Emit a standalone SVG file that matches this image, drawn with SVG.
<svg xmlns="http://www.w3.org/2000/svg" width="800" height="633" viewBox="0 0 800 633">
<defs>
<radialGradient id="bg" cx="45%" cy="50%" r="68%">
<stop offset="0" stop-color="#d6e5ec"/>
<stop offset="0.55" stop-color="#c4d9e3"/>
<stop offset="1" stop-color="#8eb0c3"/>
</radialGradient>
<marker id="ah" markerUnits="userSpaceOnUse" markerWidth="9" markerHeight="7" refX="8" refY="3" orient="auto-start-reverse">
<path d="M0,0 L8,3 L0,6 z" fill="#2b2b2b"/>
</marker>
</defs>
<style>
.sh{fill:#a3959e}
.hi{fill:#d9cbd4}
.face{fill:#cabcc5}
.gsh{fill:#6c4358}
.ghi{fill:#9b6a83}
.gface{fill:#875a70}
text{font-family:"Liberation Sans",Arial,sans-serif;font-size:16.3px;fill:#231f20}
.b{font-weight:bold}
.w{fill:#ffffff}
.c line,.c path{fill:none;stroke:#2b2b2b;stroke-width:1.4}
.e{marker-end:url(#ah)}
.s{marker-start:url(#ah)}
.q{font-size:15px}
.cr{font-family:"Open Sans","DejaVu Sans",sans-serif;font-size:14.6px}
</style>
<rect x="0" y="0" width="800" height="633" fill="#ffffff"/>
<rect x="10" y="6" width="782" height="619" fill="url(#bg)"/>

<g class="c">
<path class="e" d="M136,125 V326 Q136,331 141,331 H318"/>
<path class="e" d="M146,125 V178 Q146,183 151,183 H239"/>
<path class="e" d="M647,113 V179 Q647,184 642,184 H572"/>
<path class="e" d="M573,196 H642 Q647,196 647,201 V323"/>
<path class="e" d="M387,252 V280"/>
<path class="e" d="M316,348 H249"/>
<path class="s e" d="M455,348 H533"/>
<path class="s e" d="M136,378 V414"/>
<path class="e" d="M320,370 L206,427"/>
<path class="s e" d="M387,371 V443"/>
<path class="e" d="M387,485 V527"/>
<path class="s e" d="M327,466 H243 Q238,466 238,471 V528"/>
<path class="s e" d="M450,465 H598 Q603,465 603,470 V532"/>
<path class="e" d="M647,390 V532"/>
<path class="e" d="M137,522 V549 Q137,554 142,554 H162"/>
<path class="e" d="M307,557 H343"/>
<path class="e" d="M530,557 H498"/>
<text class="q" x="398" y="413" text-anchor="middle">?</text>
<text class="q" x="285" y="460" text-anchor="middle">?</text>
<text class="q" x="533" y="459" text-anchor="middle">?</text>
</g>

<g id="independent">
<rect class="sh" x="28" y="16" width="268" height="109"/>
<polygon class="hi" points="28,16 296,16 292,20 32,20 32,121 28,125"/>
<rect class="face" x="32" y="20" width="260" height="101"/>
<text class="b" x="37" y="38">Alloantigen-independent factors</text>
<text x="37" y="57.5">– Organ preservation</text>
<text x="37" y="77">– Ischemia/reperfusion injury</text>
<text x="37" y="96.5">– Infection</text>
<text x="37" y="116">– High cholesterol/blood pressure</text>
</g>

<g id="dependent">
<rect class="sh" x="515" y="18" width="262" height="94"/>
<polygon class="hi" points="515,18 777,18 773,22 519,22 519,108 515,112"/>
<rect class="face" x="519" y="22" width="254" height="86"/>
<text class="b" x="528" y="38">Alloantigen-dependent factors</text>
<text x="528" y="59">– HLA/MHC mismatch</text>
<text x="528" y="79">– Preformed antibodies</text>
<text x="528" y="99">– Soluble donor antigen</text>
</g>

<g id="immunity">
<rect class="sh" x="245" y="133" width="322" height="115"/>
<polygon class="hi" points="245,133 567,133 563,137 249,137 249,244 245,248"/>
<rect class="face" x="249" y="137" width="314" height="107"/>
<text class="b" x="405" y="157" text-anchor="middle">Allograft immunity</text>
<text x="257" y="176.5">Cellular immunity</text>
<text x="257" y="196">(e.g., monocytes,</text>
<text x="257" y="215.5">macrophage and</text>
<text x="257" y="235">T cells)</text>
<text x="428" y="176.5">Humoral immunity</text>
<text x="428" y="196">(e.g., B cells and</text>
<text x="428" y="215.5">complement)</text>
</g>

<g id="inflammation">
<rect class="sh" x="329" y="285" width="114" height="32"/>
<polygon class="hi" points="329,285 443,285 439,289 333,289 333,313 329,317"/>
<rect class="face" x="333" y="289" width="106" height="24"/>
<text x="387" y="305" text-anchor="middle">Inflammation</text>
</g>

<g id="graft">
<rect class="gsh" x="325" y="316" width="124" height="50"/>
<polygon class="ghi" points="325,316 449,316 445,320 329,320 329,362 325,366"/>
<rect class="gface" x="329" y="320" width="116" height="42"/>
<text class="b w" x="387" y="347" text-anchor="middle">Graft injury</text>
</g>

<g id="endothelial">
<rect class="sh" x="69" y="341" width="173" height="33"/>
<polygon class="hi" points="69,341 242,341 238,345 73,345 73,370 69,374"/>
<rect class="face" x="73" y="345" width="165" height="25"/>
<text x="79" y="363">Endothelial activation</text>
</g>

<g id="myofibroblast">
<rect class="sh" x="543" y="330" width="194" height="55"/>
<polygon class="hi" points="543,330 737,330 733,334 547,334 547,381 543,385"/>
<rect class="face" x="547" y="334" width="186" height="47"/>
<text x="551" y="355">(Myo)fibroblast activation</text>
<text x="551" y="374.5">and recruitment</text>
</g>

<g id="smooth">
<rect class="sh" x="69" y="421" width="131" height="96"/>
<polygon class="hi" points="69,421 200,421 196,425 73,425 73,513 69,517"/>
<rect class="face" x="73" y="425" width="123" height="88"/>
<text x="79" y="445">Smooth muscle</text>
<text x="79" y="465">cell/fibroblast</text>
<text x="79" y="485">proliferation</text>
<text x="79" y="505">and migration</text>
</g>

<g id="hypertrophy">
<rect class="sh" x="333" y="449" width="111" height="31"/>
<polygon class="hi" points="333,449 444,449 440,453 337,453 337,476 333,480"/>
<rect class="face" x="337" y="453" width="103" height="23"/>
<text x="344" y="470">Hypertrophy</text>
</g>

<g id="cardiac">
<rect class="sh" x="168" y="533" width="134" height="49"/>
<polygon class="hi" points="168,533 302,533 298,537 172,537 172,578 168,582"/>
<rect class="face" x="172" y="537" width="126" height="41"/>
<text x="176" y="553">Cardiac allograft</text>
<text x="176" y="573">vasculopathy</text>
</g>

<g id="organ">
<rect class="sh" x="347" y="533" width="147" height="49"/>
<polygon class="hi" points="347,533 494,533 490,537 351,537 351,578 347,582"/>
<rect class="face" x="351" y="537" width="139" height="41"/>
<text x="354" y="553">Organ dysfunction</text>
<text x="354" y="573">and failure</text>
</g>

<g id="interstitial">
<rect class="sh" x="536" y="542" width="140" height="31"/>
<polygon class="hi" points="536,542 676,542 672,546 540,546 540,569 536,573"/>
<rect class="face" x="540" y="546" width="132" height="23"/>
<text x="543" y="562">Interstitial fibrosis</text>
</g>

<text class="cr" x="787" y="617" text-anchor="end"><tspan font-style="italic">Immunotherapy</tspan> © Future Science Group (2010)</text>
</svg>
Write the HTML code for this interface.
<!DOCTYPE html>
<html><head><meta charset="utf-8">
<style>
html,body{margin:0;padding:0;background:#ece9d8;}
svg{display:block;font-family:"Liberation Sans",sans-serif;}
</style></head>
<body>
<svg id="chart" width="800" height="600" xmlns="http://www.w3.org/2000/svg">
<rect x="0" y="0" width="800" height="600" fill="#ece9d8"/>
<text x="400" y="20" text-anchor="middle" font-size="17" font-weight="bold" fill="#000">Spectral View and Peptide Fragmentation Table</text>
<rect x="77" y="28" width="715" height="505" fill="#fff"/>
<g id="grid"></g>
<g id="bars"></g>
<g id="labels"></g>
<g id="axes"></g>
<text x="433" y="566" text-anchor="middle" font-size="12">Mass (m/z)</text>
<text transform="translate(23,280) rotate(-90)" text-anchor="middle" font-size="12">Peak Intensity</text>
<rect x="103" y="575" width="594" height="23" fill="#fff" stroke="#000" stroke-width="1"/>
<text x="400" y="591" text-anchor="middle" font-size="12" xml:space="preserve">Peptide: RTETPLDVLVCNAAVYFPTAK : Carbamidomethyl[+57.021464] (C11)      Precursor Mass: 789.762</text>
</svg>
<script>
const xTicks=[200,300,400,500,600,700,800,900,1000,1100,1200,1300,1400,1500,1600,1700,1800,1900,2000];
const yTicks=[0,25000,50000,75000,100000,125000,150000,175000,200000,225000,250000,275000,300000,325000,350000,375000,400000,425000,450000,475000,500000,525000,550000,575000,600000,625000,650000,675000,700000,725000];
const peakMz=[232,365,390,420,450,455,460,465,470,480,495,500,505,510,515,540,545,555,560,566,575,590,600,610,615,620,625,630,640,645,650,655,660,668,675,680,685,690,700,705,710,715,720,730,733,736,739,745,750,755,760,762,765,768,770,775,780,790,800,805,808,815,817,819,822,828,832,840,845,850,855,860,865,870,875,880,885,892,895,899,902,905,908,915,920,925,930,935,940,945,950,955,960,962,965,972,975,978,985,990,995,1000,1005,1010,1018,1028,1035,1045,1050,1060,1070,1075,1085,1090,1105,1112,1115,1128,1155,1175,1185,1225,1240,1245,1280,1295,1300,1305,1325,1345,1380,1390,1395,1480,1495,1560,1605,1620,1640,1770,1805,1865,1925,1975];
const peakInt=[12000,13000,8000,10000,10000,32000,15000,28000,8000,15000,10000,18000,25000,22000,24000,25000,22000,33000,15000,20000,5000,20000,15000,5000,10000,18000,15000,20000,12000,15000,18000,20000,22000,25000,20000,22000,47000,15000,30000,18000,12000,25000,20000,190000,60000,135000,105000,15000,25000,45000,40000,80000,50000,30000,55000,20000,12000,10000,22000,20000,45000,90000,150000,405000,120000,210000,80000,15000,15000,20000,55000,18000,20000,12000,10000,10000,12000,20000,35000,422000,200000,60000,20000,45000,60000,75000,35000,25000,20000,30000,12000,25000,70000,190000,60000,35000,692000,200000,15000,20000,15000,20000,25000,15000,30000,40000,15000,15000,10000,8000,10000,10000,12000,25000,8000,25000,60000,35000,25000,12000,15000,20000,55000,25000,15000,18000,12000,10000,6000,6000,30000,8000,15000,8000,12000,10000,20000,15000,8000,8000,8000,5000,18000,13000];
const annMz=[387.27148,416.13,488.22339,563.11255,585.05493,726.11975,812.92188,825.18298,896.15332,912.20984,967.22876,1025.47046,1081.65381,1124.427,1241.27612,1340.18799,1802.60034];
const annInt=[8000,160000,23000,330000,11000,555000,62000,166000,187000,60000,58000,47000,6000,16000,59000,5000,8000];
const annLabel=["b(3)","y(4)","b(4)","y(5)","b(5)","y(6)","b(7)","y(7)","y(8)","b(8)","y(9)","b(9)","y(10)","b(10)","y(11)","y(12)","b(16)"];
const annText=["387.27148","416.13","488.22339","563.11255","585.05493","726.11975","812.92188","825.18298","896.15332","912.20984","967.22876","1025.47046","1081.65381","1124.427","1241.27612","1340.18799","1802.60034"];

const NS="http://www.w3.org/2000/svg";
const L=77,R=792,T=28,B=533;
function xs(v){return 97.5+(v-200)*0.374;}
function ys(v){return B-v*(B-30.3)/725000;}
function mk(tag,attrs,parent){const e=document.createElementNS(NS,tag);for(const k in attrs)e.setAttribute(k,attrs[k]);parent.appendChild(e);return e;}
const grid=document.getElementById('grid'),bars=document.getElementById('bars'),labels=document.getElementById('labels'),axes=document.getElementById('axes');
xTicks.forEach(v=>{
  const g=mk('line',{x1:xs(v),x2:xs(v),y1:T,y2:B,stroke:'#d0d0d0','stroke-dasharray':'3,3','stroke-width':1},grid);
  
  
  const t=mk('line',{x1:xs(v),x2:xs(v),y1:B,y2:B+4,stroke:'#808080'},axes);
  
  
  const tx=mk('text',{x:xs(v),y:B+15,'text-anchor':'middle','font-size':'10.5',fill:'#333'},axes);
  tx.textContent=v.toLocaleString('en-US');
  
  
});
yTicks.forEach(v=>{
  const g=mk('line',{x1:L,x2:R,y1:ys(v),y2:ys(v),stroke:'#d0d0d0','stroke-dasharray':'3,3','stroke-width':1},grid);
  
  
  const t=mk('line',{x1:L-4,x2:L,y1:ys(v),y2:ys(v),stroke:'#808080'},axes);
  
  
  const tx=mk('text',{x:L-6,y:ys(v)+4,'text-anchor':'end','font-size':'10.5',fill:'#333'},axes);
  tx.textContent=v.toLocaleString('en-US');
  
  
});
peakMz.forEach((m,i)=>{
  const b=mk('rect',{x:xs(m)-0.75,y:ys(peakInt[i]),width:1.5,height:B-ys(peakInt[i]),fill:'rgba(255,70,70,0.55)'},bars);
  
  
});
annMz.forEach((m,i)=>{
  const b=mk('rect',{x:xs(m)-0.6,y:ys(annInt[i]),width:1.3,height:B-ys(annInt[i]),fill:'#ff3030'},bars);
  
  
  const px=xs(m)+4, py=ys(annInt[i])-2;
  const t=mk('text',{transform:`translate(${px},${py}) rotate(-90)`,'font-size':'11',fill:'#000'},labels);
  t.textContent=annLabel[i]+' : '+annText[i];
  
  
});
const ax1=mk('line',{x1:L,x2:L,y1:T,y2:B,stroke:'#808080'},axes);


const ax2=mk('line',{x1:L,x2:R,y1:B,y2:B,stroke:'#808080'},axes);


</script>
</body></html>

▶ What is required:
Using the records above, select and copy every line that has the word "this".

▶ Task output:
Emit a standalone SVG file that matches this image, drawn with SVG.
Write the HTML code for this interface.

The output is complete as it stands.